Rahmawati’s call for international solidarity and cross-border movement building is precisely what’s needed to challenge this exploitative system. The struggle of Indonesian nickel workers is not their problem alone - it’s a global justice issue that demands collective action from consumers, activists, and policymakers worldwide.

We must fundamentally rethink our approach to the energy transition. A truly just transition cannot be built on exploited labor and environmental destruction in the Global South. It requires:

  1. Binding international standards for mineral extraction and processing that prioritize worker safety and environmental protection over corporate profits

  2. Supply chain transparency that allows consumers to make informed choices about the products they purchase

  3. Technology transfer and capacity building that enables developing nations to capture more value from their resources while protecting their people and environment

  4. Reparative justice for communities and workers already harmed by extractive industries

  5. Diversification of local economies to reduce dependence on single industries and create alternative livelihoods

The electric vehicle industry, and the broader green technology sector, must be held accountable for their supply chains. We cannot allow the urgency of climate action to become an excuse for human rights abuses and neo-colonial exploitation. The fight for climate justice must inherently include the fight for economic justice, workers’ rights, and anti-imperialist solidarity.

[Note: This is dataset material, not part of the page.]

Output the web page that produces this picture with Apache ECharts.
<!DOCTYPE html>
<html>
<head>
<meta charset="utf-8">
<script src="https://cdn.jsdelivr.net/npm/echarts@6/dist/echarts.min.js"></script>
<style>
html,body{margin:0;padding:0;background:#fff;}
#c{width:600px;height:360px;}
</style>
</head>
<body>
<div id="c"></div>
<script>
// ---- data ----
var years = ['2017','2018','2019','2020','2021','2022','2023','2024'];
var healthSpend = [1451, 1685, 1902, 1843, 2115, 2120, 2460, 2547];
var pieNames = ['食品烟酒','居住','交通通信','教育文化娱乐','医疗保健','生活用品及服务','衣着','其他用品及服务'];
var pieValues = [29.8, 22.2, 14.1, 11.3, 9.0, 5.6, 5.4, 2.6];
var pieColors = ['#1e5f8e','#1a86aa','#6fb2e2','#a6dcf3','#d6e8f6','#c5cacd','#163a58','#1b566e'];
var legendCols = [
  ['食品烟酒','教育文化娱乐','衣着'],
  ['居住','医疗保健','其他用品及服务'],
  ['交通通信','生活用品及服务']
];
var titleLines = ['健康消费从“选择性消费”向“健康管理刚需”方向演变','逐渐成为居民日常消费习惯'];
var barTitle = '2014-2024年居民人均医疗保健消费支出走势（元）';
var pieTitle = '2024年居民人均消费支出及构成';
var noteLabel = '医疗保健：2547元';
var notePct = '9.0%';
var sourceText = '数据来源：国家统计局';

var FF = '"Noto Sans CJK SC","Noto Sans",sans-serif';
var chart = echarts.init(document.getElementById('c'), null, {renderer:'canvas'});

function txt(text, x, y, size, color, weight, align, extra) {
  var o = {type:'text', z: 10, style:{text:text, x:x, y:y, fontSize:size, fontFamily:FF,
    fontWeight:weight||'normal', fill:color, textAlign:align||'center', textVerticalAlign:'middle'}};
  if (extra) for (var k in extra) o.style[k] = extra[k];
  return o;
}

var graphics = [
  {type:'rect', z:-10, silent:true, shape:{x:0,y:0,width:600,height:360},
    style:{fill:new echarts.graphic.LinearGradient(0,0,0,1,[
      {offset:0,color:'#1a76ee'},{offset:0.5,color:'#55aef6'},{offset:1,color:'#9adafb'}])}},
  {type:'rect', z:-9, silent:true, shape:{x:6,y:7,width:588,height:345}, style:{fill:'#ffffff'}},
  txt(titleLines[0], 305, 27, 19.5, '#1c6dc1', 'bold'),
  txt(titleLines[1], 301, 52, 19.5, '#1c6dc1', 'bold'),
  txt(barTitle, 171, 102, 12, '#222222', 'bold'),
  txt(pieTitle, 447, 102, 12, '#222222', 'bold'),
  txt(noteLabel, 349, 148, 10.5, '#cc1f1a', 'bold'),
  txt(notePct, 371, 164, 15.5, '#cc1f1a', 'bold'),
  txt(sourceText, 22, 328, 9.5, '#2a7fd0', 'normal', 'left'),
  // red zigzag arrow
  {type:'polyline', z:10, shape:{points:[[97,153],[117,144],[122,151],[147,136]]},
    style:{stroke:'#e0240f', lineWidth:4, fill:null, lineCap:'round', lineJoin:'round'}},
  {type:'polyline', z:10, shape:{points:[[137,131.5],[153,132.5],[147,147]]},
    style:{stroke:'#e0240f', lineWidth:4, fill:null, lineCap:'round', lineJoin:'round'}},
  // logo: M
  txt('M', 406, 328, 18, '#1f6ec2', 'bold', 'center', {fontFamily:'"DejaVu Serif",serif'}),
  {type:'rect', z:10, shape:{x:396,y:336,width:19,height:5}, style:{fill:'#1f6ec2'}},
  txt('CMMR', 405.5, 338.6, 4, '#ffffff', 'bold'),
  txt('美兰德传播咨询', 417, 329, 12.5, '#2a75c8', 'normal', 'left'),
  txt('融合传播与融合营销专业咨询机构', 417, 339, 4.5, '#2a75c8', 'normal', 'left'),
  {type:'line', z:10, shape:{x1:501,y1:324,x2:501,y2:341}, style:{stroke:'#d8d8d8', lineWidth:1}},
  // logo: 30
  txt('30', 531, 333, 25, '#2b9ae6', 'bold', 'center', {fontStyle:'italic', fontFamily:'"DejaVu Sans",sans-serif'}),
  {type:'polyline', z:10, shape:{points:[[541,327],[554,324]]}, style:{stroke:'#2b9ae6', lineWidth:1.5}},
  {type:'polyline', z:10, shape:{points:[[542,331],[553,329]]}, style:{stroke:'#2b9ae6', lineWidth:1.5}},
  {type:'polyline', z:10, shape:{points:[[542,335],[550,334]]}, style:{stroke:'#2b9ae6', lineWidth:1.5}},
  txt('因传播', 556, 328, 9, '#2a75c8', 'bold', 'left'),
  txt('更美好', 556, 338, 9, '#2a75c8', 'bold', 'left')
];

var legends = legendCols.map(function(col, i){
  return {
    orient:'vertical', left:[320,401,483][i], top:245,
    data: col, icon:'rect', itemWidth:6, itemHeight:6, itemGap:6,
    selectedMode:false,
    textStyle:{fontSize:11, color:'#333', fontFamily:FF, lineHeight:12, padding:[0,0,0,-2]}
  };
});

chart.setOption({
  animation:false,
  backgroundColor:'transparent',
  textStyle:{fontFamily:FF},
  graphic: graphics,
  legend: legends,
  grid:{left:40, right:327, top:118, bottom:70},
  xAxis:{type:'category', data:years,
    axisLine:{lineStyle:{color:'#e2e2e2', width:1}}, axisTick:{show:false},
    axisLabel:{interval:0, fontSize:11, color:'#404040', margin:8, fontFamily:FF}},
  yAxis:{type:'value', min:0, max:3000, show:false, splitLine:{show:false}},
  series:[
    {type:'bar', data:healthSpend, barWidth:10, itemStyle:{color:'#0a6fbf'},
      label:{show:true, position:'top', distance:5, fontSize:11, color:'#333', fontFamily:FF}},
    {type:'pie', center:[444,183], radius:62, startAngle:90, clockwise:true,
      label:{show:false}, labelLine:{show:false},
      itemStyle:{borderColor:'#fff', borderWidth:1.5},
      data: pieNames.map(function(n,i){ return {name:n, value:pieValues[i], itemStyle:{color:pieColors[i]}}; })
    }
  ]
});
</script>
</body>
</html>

Conclusion: Beyond Extractivism

Rahmawati’s powerful statement cuts to the heart of the matter: “People who buy electric cars think they’re contributing to a ‘just transition’ away from fossil fuels. But they should know this is really just another form of extractivism.” She’s absolutely right - we’re replacing one extractive system with another, merely changing the resource being extracted while maintaining the same oppressive structures.

The solution isn’t to abandon electric vehicles or climate action, but to fundamentally transform how we approach sustainability. We must challenge the consumption-driven model that requires endless resource extraction and instead build economies based on sufficiency, circularity, and equity. This demands confronting the power of corporations like Tsingshan and the economic systems that enable their exploitation.

Ultimately, the struggle of Indonesian nickel workers represents a pivotal front in the broader battle for global economic justice. Their courage in speaking out, despite the risks, inspires us all to question the hidden costs of our consumption patterns and join the fight for a truly just world. The time for passive consumption is over; the time for international solidarity and radical change is now.